A APIWTXA se mostra profundamente indignada e preocupada com as manobras políticas e judiciais que têm ocorrido ao longo de mais de três décadas no âmbito deste processo. As manobras dos réus e de seus advogados visam ocultar a responsabilidade da família Cameli pelos crimes ocorridos na década de 1980. Cabe lembrar que essa família integra a elite política e econômica do Acre. Orleir Cameli foi governador do Estado do Acre de 1994 a 1998. Seu sobrinho, o atual senador Gladson Cameli, é pré-candidato ao governo do Estado nas próximas eleições.
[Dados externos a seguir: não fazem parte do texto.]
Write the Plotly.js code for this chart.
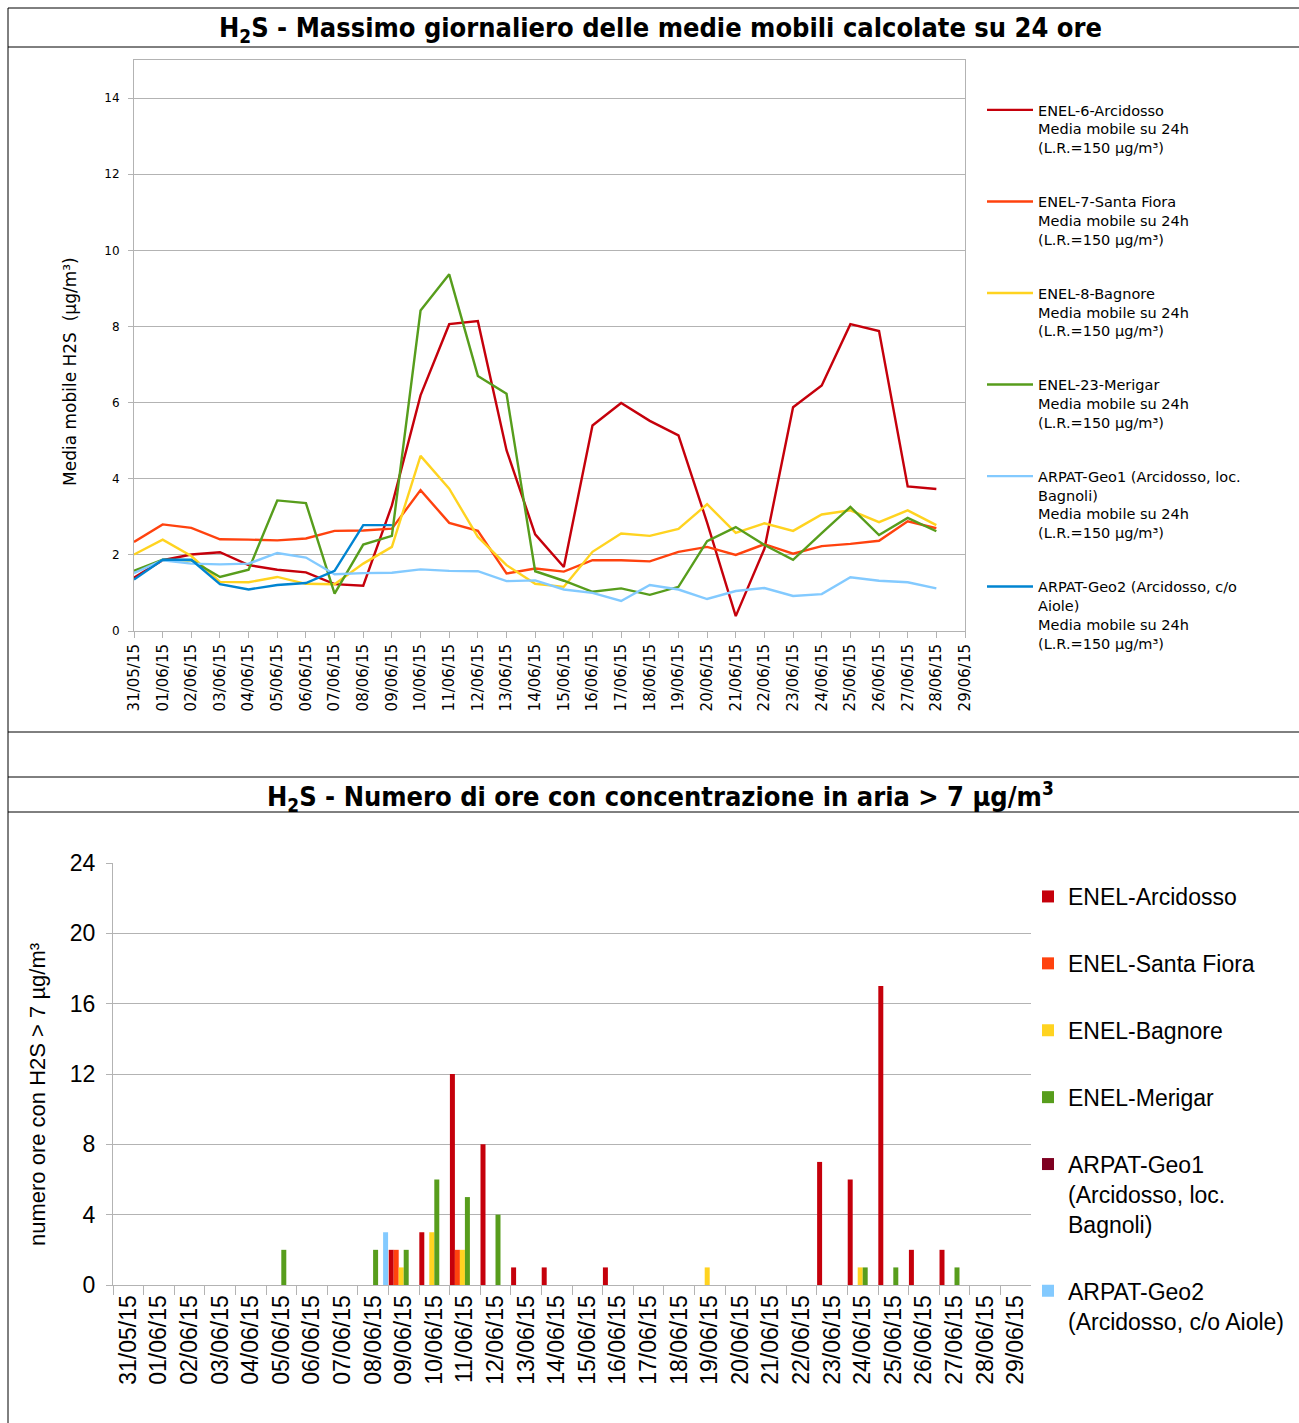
<!DOCTYPE html>
<html>
<head>
<meta charset="utf-8">
<script src="https://cdn.plot.ly/plotly-3.0.1.min.js"></script>
<style>html,body{margin:0;padding:0;background:#fff;}#chart{width:1299px;height:1423px;}</style>
</head>
<body>
<div id="chart"></div>
<script>
// ---- categories ----
const dates = ["31/05/15","01/06/15","02/06/15","03/06/15","04/06/15","05/06/15","06/06/15","07/06/15","08/06/15","09/06/15",
  "10/06/15","11/06/15","12/06/15","13/06/15","14/06/15","15/06/15","16/06/15","17/06/15","18/06/15","19/06/15",
  "20/06/15","21/06/15","22/06/15","23/06/15","24/06/15","25/06/15","26/06/15","27/06/15","28/06/15","29/06/15"];

// ---- top chart: daily max of 24h moving average (µg/m³) ----
const enel6Arcidosso = [1.40,1.86,2.01,2.07,1.73,1.61,1.54,1.23,1.19,3.30,6.19,8.06,8.14,4.75,2.54,1.68,5.40,5.99,5.52,5.14,2.85,0.39,2.16,5.88,6.45,8.06,7.88,3.80,3.73];
const enel7SantaFiora = [2.34,2.80,2.71,2.41,2.40,2.38,2.43,2.63,2.64,2.69,3.70,2.84,2.63,1.51,1.64,1.56,1.86,1.86,1.83,2.08,2.21,2.00,2.28,2.03,2.23,2.29,2.37,2.88,2.70];
const enel8Bagnore = [2.01,2.40,1.97,1.29,1.28,1.42,1.24,1.23,1.77,2.21,4.60,3.74,2.47,1.73,1.24,1.16,2.08,2.56,2.50,2.68,3.33,2.58,2.83,2.63,3.06,3.17,2.86,3.17,2.78];
const enel23Merigar = [1.58,1.87,1.86,1.42,1.61,3.43,3.36,0.98,2.27,2.50,8.42,9.37,6.70,6.23,1.57,1.32,1.03,1.12,0.95,1.16,2.36,2.73,2.26,1.87,2.57,3.26,2.52,2.97,2.62];
const arpatGeo1 = [1.52,1.86,1.77,1.75,1.77,2.05,1.93,1.49,1.52,1.53,1.62,1.58,1.57,1.31,1.33,1.09,1.00,0.79,1.21,1.09,0.84,1.05,1.13,0.92,0.97,1.41,1.32,1.28,1.12];
const arpatGeo2 = [1.35,1.87,1.87,1.23,1.09,1.21,1.26,1.58,2.78,2.78];

const lineNames = [
  "ENEL-6-Arcidosso<br>Media mobile su 24h<br>(L.R.=150 µg/m³)",
  "ENEL-7-Santa Fiora<br>Media mobile su 24h<br>(L.R.=150 µg/m³)",
  "ENEL-8-Bagnore<br>Media mobile su 24h<br>(L.R.=150 µg/m³)",
  "ENEL-23-Merigar<br>Media mobile su 24h<br>(L.R.=150 µg/m³)",
  "ARPAT-Geo1 (Arcidosso, loc.<br>Bagnoli)<br>Media mobile su 24h<br>(L.R.=150 µg/m³)",
  "ARPAT-Geo2 (Arcidosso, c/o<br>Aiole)<br>Media mobile su 24h<br>(L.R.=150 µg/m³)"
];
const lineColors = ["#c5000b","#ff420e","#ffd320","#579d1c","#83caff","#0084d1"];
const lineSeries = [enel6Arcidosso, enel7SantaFiora, enel8Bagnore, enel23Merigar, arpatGeo1, arpatGeo2];
const yTitleTop = "Media mobile H2S  (µg/m³)";

// ---- bottom chart: hours with concentration > 7 µg/m³ ----
const hArcidosso  = [0,0,0,0,0,0,0,0,0,2,3,12,8,1,1,0,1,0,0,0,0,0,0,7,6,17,2,2,0,0];
const hSantaFiora = [0,0,0,0,0,0,0,0,0,2,0,2,0,0,0,0,0,0,0,0,0,0,0,0,0,0,0,0,0,0];
const hBagnore    = [0,0,0,0,0,0,0,0,0,1,3,2,0,0,0,0,0,0,0,1,0,0,0,0,1,0,0,0,0,0];
const hMerigar    = [0,0,0,0,0,2,0,0,2,2,6,5,4,0,0,0,0,0,0,0,0,0,0,0,1,1,0,1,0,0];
const hGeo1       = [0,0,0,0,0,0,0,0,0,0,0,0,0,0,0,0,0,0,0,0,0,0,0,0,0,0,0,0,0,0];
const hGeo2       = [0,0,0,0,0,0,0,0,3,0,0,0,0,0,0,0,0,0,0,0,0,0,0,0,0,0,0,0,0,0];
const barNames = ["ENEL-Arcidosso","ENEL-Santa Fiora","ENEL-Bagnore","ENEL-Merigar",
  "ARPAT-Geo1<br>(Arcidosso, loc.<br>Bagnoli)","ARPAT-Geo2<br>(Arcidosso, c/o Aiole)"];
const barColors = ["#c5000b","#ff420e","#ffd320","#579d1c","#7e0021","#83caff"];
const barSeries = [hArcidosso,hSantaFiora,hBagnore,hMerigar,hGeo1,hGeo2];
const yTitleBottom = "numero ore con H2S > 7 µg/m³";

// ---- build ----
const W = 1299, H = 1423;
const px = v => v / W, py = v => 1 - v / H;
const traces = [];
lineSeries.forEach((s, i) => {
  traces.push({type:"scatter", mode:"lines", x: dates.slice(0, s.length), y: s, name: lineNames[i],
    line:{color: lineColors[i], width: 2.4}, xaxis:"x", yaxis:"y", legend:"legend", legendgroup:"l"+i});
});
barSeries.forEach((s, i) => {
  traces.push({type:"bar", x: dates, y: s, name: barNames[i], marker:{color: barColors[i]},
    xaxis:"x2", yaxis:"y2", legend:"legend2", legendgroup:"b"+i});
});

const grid = "#b3b3b3";
const sans = "DejaVu Sans";
const lib = "Liberation Sans, Arial, sans-serif";
const narrow = "Liberation Sans Narrow, DejaVu Sans Condensed, Liberation Sans";
function hline(y, x0, x1, w){ return {type:"line", xref:"paper", yref:"paper", x0:px(x0), x1:px(x1), y0:py(y), y1:py(y), line:{color:"#000", width:w||1}}; }

const layout = {
  width: W, height: H, autosize:false,
  margin:{l:0,r:0,t:0,b:0,pad:0},
  paper_bgcolor:"#fff", plot_bgcolor:"#fff",
  font:{family:sans, color:"#000"},
  showlegend:true,
  barmode:"group", bargap:0.02, bargroupgap:0,
  xaxis:{domain:[px(134), px(965)], anchor:"y", type:"category", categoryorder:"array", categoryarray:dates,
    range:[0,29], showline:true, mirror:true, linecolor:grid, linewidth:1, ticks:"outside", ticklen:6, tickcolor:grid,
    tickangle:-90, tickfont:{family:sans, size:15, color:"#000"}, showgrid:false, zeroline:false, fixedrange:true},
  yaxis:{domain:[py(631), py(60)], anchor:"x", range:[0,15], tick0:0, dtick:2, showgrid:true, gridcolor:grid, gridwidth:1,
    showline:true, mirror:true, linecolor:grid, ticks:"outside", ticklen:5, tickcolor:grid, zeroline:false,
    tickfont:{family:sans, size:12, color:"#000"}, ticklabelstandoff:6},
  xaxis2:{domain:[px(113), px(1031)], anchor:"y2", type:"category", categoryorder:"array", categoryarray:dates,
    range:[-0.5,29.5], tickson:"boundaries", showline:true, linecolor:grid, ticks:"outside", ticklen:9, tickcolor:grid,
    tickangle:-90, tickfont:{family:lib, size:23, color:"#000"}, showgrid:false, zeroline:false},
  yaxis2:{domain:[py(1285), py(863)], anchor:"x2", range:[0,24], tick0:0, dtick:4, showgrid:true, gridcolor:grid,
    showline:true, linecolor:grid, ticks:"outside", ticklen:6, tickcolor:grid, zeroline:false,
    tickfont:{family:lib, size:23, color:"#000"}, ticklabelstandoff:6},
  legend:{x:px(982), y:py(94), xanchor:"left", yanchor:"top", bgcolor:"rgba(0,0,0,0)", borderwidth:0, itemwidth:46,
    font:{family:sans, size:14.5, color:"#000"}, traceorder:"grouped", tracegroupgap:32, valign:"top", itemclick:false},
  legend2:{x:px(1028), y:py(875), xanchor:"left", yanchor:"top", bgcolor:"rgba(0,0,0,0)", borderwidth:0,
    font:{family:lib, size:23, color:"#000"}, traceorder:"grouped", tracegroupgap:34, valign:"top", itemclick:false},
  annotations:[
    {xref:"paper", yref:"paper", x:px(660), y:py(29), xanchor:"center", yanchor:"middle", showarrow:false,
      text:"<b>H<sub>2</sub>S - Massimo giornaliero delle medie mobili calcolate su 24 ore</b>",
      font:{family:narrow, size:27, color:"#000"}},
    {xref:"paper", yref:"paper", x:px(660), y:py(796), xanchor:"center", yanchor:"middle", showarrow:false,
      text:"<b>H<sub>2</sub>S - Numero di ore con concentrazione in aria > 7 µg/m<sup>3</sup></b>",
      font:{family:narrow, size:27, color:"#000"}},
    {xref:"paper", yref:"paper", x:px(70), y:py(372), xanchor:"center", yanchor:"middle", showarrow:false,
      textangle:-90, text:yTitleTop, font:{family:sans, size:17, color:"#000"}},
    {xref:"paper", yref:"paper", x:px(37), y:py(1095), xanchor:"center", yanchor:"middle", showarrow:false,
      textangle:-90, text:yTitleBottom, font:{family:lib, size:22, color:"#000"}}
  ],
  shapes:[
    hline(8, 8, 1299), hline(47, 8, 1299), hline(732, 8, 1299), hline(777, 8, 1299), hline(812, 8, 1299),
    {type:"line", xref:"paper", yref:"paper", x0:px(8), x1:px(8), y0:py(8), y1:0, line:{color:"#000", width:1}}
  ]
};

Plotly.newPlot("chart", traces, layout, {displayModeBar:false, staticPlot:true});
</script>
</body>
</html>
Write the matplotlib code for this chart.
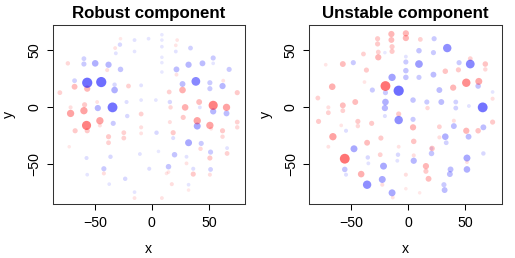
import numpy as np
import matplotlib
matplotlib.use("Agg")
import matplotlib.pyplot as plt

plt.rcParams['font.family'] = ['Liberation Sans', 'DejaVu Sans']

# --- data: spot positions and signed loadings (red > 0, blue < 0) ---
rob_x = [-56.7, -44.4, -34.5, -49.7, -38.0, -59.6, -59.6, -67.8, -32.7, -32.7, -47.4, -33.9,
         -27.5, -28.0, -31.6, -15.2, -15.2, -42.1, -36.3, -57.3, -56.7, -21.6, -22.2, -23.4,
         -37.4, -9.4, -9.4, -2.9, 3.5, 4.1, -2.3, -10.5, -15.2, 38.6, 32.2, 39.8, 53.8, 65.5,
         32.2, 44.4, 53.8, 21.6, 26.9, 50.9, 50.9, 62.0, 67.8, 42.1, 43.3, 19.9, 14.6, 51.5,
         51.5, 36.3, 33.9, 21.0, 15.8, 18.7, 30.4, 66.0, 53.8, 8.8, 8.8, 8.8, 8.8, 8.8, 8.8,
         32.2, 5.8,
         -71.3, -59.6, -57.3, -45.6, -67.8, -56.7, -59.0, -71.3, -80.7, -67.3, -56.7, -45.6,
         -38.0, -38.0, -73.7, -48.0, -39.2, -32.2, -20.5, -24.6, -24.6, -9.4, -9.4, -9.4,
         -27.5, -42.1, -15.2, 8.8, -72.5, 53.8, 65.5, 39.8, 50.9, 29.2, 26.9, 41.5, 27.5,
         16.4, 15.2, 18.7, 15.8, 74.9, 74.9, 74.9, 62.0, 62.0, 66.0, 50.9, 50.9, 36.3, 42.7,
         30.4, 17.5, 12.9, 62.6, 52.0, 21.6, 22.2, 21.0, 32.2, 14.6]
rob_y = [21.6, 22.2, 0.0, 38.6, 37.4, 42.7, 38.0, 23.4, 15.2, 19.9, -0.6, -14.0,
         33.3, 55.0, 47.4, 59.0, 49.0, -53.8, -43.3, -44.4, -59.0, -7.6, 4.7, -62.6,
         -67.3, 19.3, 6.4, 60.2, 6.4, -22.2, -53.8, -40.9, -74.3, 22.8, -31.0, -16.4, -3.5, -5.3,
         37.4, 38.6, 43.3, 33.3, 20.5, 21.6, 16.4, 18.7, 33.3, 0.0, -31.6, -41.5, -52.0, -39.2,
         -54.4, -53.8, 52.0, 49.0, 4.7, -26.9, -43.3, -35.7, 38.6, 63.7, 59.0, 53.2, 43.9, 39.2, 31.0,
         -67.8, -38.6,
         -5.3, -2.9, -15.8, -11.7, 18.1, 16.4, 2.3, 0.0, 12.9, -20.5, -20.5, -15.8,
         -25.7, -31.0, 38.6, 4.7, 32.7, 52.0, 18.7, -22.2, -26.9, -5.8, -17.5, -22.8,
         60.2, -57.9, -79.5, -79.5, -34.5, 1.8, 0.0, -11.7, -15.8, 0.0, 15.2, 4.7, -8.8,
         0.0, 13.5, -22.2, -12.9, 12.9, -12.9, -17.5, -20.5, -25.7, -40.4, -44.4, -59.0, -58.5, -36.3,
         -49.1, -67.3, -57.9, 23.4, -18.7, 28.7, 59.0, 54.4, -72.5, -56.7]
rob_v = [-1.0, -1.0, -0.95, -0.5, -0.45, -0.25, -0.3, -0.25, -0.5, -0.2, -0.45, -0.3,
         -0.35, -0.2, -0.12, -0.12, -0.1, -0.3, -0.2, -0.15, -0.1, -0.2, -0.15, -0.2,
         -0.1, -0.12, -0.1, -0.1, -0.1, -0.2, -0.15, -0.12, -0.1, -0.8, -0.55, -0.55, -0.45, -0.4,
         -0.45, -0.4, -0.3, -0.4, -0.4, -0.3, -0.3, -0.45, -0.3, -0.12, -0.3, -0.35, -0.35, -0.3,
         -0.25, -0.15, -0.25, -0.12, -0.2, -0.15, -0.12, -0.12, -0.1, -0.08, -0.08, -0.1, -0.08, -0.08, -0.08,
         -0.1, -0.08,
         0.6, 0.6, 0.85, 0.6, 0.4, 0.45, 0.3, 0.15, 0.25, 0.3, 0.3, 0.15,
         0.3, 0.25, 0.2, 0.12, 0.15, 0.12, 0.25, 0.25, 0.25, 0.25, 0.15, 0.12,
         0.08, 0.15, 0.12, 0.12, 0.08, 0.85, 0.6, 0.6, 0.6, 0.5, 0.5, 0.4, 0.3,
         0.2, 0.25, 0.3, 0.15, 0.3, 0.25, 0.2, 0.3, 0.2, 0.25, 0.3, 0.15, 0.3, 0.2,
         0.12, 0.15, 0.1, 0.12, 0.12, 0.12, 0.1, 0.1, 0.08, 0.1]

uns_x = [-8.6, 65.1, 54.2, 34.0, -36.3, -8.6, 9.2, -14.4, -21.9, -23.0, -14.4, -47.8,
         32.3, 51.3, 51.3, 36.9, 36.3, 39.8, 33.1, 31.7, 31.1, 4.6, 4.0, 4.0, 16.1, 28.8,
         27.1, 21.9, 21.9, 22.5, 9.2, 9.2, -2.3, -2.3, -2.3, -20.2, -20.7, -20.2, -20.7,
         -31.7, -48.4, -55.9, -54.8, -35.7, -35.2, -9.2, -9.8, 20.2, 20.2, 52.7, 65.7, 65.7,
         61.1, 44.4, 41.5, 41.5, 53.0, 73.8, -54.8, -2.3, -20.7,
         -20.2, -55.9, 50.7, 61.7, -66.3, -66.9, -41.5, 15.3, 17.6, 15.3, 20.7, 50.7, 61.1,
         39.2, 32.3, 43.8, 67.4, 67.4, 54.2, 73.8, 73.8, 16.7, 4.0, 4.6, 4.6, -2.3, -2.3,
         -15.0, -15.0, -14.4, -14.4, -27.1, -27.1, -26.5, -26.5, -36.9, -57.6, -46.7, -44.4,
         -44.4, -57.6, -57.6, -70.3, -70.3, -79.5, -78.9, -70.3, -72.6, -32.3, -36.3, -24.2,
         -24.8, -23.0, -13.8, -8.6, -8.6, -2.3, -2.3, 9.8, 10.4, 27.1, 27.1, 39.8, 51.3,
         -38.6, -39.5, -59.0]
uns_y = [14.6, 0.0, 38.0, 52.0, -67.8, -11.1, 38.0, 26.3, -51.5, -63.2, -74.9, -36.3,
         -25.7, -44.4, -54.4, -54.4, -58.5, -16.4, -31.0, -72.5, -67.8, -46.8, -10.5, 6.4, 4.7, 4.7,
         15.2, 28.7, 48.0, 60.2, 49.7, 26.3, 39.8, 32.2, 26.3, 4.7, -0.6, 12.9, -7.6,
         15.2, 39.2, -54.4, -20.5, -43.9, -49.1, -41.5, -46.8, -40.4, -36.0, -25.7, -17.5, -40.4,
         18.7, 39.2, 4.7, -0.6, 1.2, 13.5, -59.0, 44.5, 48.0,
         18.7, -45.0, 21.6, 22.8, -25.7, 18.1, -58.5, -51.5, -62.6, -56.0, -36.0, -20.5, -20.5,
         17.3, 31.7, 32.9, 38.0, 33.3, 42.7, -12.9, 7.6, -0.6, -17.5, -29.8, -42.1, 64.9, 60.8,
         64.3, 59.1, 53.2, 49.1, 60.2, 55.6, 48.5, 43.9, 32.7, 38.0, 4.7, -12.3,
         -16.4, 1.8, -2.9, 0.0, -4.7, 8.2, -12.3, -34.5, 37.4, -14.0, -31.0, -26.9,
         -41.5, -67.8, -79.0, -5.8, -34.5, -59.0, -71.3, -74.9, 59.6, -17.0, -26.3, -11.7, -48.0,
         22.2, 46.8, -15.8]
uns_v = [-1.0, -0.95, -0.8, -0.75, -0.75, -0.75, -0.65, -0.6, -0.55, -0.55, -0.55, -0.55,
         -0.5, -0.55, -0.5, -0.4, -0.4, -0.4, -0.25, -0.4, -0.3, -0.45, -0.3, -0.35, -0.3, -0.4,
         -0.4, -0.4, -0.3, -0.3, -0.35, -0.3, -0.3, -0.35, -0.35, -0.5, -0.45, -0.3, -0.15,
         -0.3, -0.3, -0.35, -0.15, -0.2, -0.12, -0.2, -0.12, -0.35, -0.12, -0.4, -0.4, -0.2,
         -0.35, -0.3, -0.25, -0.25, -0.12, -0.1, -0.15, -0.12, -0.08,
         0.95, 0.95, 0.75, 0.55, 0.6, 0.5, 0.5, 0.45, 0.4, 0.3, 0.35, 0.45, 0.35,
         0.45, 0.35, 0.3, 0.35, 0.2, 0.25, 0.3, 0.15, 0.2, 0.45, 0.35, 0.15, 0.45, 0.45,
         0.45, 0.4, 0.3, 0.3, 0.3, 0.3, 0.25, 0.45, 0.3, 0.4, 0.4, 0.3,
         0.2, 0.4, 0.25, 0.15, 0.25, 0.25, 0.3, 0.12, 0.1, 0.3, 0.4, 0.3,
         0.25, 0.15, 0.12, 0.3, 0.12, 0.15, 0.08, 0.08, 0.25, 0.25, 0.15, 0.15, 0.12,
         0.1, 0.25, 0.1]

panels = [("Robust component", rob_x, rob_y, rob_v, 0.1023),
          ("Unstable component", uns_x, uns_y, uns_v, 0.6006)]


def spot_colors(v):
    v = np.asarray(v)
    m = np.abs(v)
    rgba = np.zeros((len(v), 4))
    rgba[v > 0, 0] = 1.0
    rgba[v < 0, 2] = 1.0
    rgba[:, 3] = 0.05 + 0.52 * m
    size = (3.0 + 7.2 * m) / 1.389  # diameter px -> pt
    return rgba, size ** 2, np.argsort(m)


fig = plt.figure(figsize=(5.15, 2.58), dpi=100)

for title, xs, ys, vs, left in panels:
    ax = fig.add_axes([left, 0.208, 0.3734, 0.695])
    cols, sizes, order = spot_colors(vs)
    ax.scatter(np.asarray(xs)[order], np.asarray(ys)[order], s=sizes[order],
               c=cols[order], edgecolors='none')
    ax.set_xlim(-87, 81.7)
    ax.set_ylim(-85, 72.2)
    ax.set_xticks([-50, 0, 50])
    ax.set_yticks([-50, 0, 50])
    ax.tick_params(direction='out', length=4.3, width=0.75, labelsize=10.2, pad=4)
    for lab in ax.get_yticklabels():
        lab.set_rotation(90)
        lab.set_va('center')
    for sp in ax.spines.values():
        sp.set_linewidth(0.75)
        sp.set_color('#333333')
    ax.set_title(title, fontsize=12.2, fontweight='bold', pad=5)
    ax.set_xlabel('x', fontsize=10.2, labelpad=9)
    ax.set_ylabel('y', fontsize=10.2, labelpad=8)

fig.savefig('out.png', dpi=100)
Os Ashaninka continuam acreditando na justiça brasileira e no respeito à Constituição Federal de 1988 da qual a Suprema Corte é a guardiã. Contudo, a lentidão no julgamento desse processo e as mudanças recentes nos preocupam muito. A APIWTXA está atenta e repudia manobras políticas que procuram pressionar o judiciário. Está determinada em sua busca por justiça e continuará sua luta em defesa do povo Ashaninka.

Salientamos que o que está em jogo nesse julgamento não é simplesmente o interesse de uma comunidade indígena que luta para defender seu modo de vida e proteger seu território contra as ações criminosas de representantes da elite política e econômica regional. A luta do povo Ashaninka do rio Amônia é movida por um ideal que deveria ser abraçado por todos nós. A defesa da Amazônia, a proteção da biodiversidade, o combate às mudanças climáticas e a busca de alternativas econômicas que possam garantir a sustentabilidade ambiental dos nossos recursos naturais deve ser uma bandeira comum, de interesse de todos, independentemente de partidos políticos e ideologias. A APIWTXA tem feito sua parte e continuará a trilhar esse caminho para concretizar esse ideal, em benefício não só da comunidade Ashaninka do rio Amônia, mas da população do Alto Juruá, da Amazônia, do Brasil e do mundo.

Aguardamos dos Excelentíssimos ministros do STF, o respeito à nossa cultura, à nossa história e o reconhecimento da nossa luta. Esperamos a consideração do STF para com o povo Ashaninka não se restrinja às fotografias da exposição permanente, ofertada por Sebastião Salgado, que ornam as paredes da Suprema Corte.